#### MATERIAL PROVIDED
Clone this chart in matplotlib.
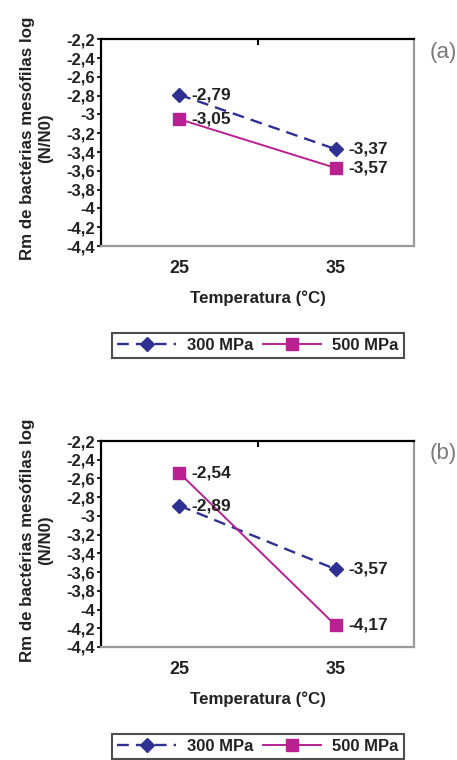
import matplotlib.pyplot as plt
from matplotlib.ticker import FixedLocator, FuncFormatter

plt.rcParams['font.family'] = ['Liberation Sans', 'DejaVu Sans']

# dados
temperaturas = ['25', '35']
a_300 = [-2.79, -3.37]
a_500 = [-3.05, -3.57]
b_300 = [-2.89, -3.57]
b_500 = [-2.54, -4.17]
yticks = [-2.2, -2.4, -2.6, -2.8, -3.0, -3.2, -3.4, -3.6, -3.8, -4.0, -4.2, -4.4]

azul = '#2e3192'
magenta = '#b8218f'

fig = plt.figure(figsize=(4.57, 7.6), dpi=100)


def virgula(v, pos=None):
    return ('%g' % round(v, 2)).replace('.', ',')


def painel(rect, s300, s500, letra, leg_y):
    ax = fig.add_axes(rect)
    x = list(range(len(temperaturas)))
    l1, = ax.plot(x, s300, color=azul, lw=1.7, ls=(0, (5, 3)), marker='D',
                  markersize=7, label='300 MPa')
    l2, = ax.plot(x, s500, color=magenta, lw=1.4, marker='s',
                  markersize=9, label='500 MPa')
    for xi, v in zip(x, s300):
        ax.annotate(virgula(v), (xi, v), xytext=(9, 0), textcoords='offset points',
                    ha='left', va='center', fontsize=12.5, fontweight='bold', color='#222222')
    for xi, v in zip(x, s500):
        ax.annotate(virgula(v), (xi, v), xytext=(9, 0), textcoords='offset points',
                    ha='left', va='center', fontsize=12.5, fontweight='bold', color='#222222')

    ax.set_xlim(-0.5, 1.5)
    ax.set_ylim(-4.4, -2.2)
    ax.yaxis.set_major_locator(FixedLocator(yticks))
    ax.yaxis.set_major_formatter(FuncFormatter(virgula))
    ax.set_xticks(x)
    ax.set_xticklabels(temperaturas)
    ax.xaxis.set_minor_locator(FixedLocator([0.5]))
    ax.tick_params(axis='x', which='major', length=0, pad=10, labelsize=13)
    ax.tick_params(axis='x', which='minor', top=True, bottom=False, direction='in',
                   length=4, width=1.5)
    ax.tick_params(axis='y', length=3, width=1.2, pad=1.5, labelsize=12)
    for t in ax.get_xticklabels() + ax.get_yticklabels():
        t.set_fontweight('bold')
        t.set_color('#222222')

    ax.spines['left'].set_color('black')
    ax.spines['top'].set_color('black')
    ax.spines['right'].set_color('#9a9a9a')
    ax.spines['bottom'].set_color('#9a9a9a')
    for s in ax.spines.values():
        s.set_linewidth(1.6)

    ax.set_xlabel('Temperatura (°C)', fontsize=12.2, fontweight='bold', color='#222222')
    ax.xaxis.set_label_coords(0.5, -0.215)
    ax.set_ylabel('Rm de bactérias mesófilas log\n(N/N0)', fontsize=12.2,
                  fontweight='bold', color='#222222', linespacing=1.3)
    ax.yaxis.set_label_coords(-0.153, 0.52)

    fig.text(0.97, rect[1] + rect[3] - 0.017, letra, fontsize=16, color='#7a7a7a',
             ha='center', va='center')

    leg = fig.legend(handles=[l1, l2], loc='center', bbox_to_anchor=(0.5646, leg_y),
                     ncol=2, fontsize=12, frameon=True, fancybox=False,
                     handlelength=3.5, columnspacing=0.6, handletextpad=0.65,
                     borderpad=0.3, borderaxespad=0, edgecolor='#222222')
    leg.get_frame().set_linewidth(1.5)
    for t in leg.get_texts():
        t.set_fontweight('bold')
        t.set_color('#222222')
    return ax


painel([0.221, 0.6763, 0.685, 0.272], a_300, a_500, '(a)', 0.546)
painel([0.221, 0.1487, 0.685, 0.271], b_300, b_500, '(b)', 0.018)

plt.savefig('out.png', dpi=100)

#### DIRECTIONS
Reproduce the material above exactly, first line through the line that contains "plt.rcParams['font.family'] = ['Liberation", minus the pictures.

#### WRITTEN SOLUTION
Clone this chart in matplotlib.
import matplotlib.pyplot as plt
from matplotlib.ticker import FixedLocator, FuncFormatter

plt.rcParams['font.family'] = ['Liberation Sans', 'DejaVu Sans']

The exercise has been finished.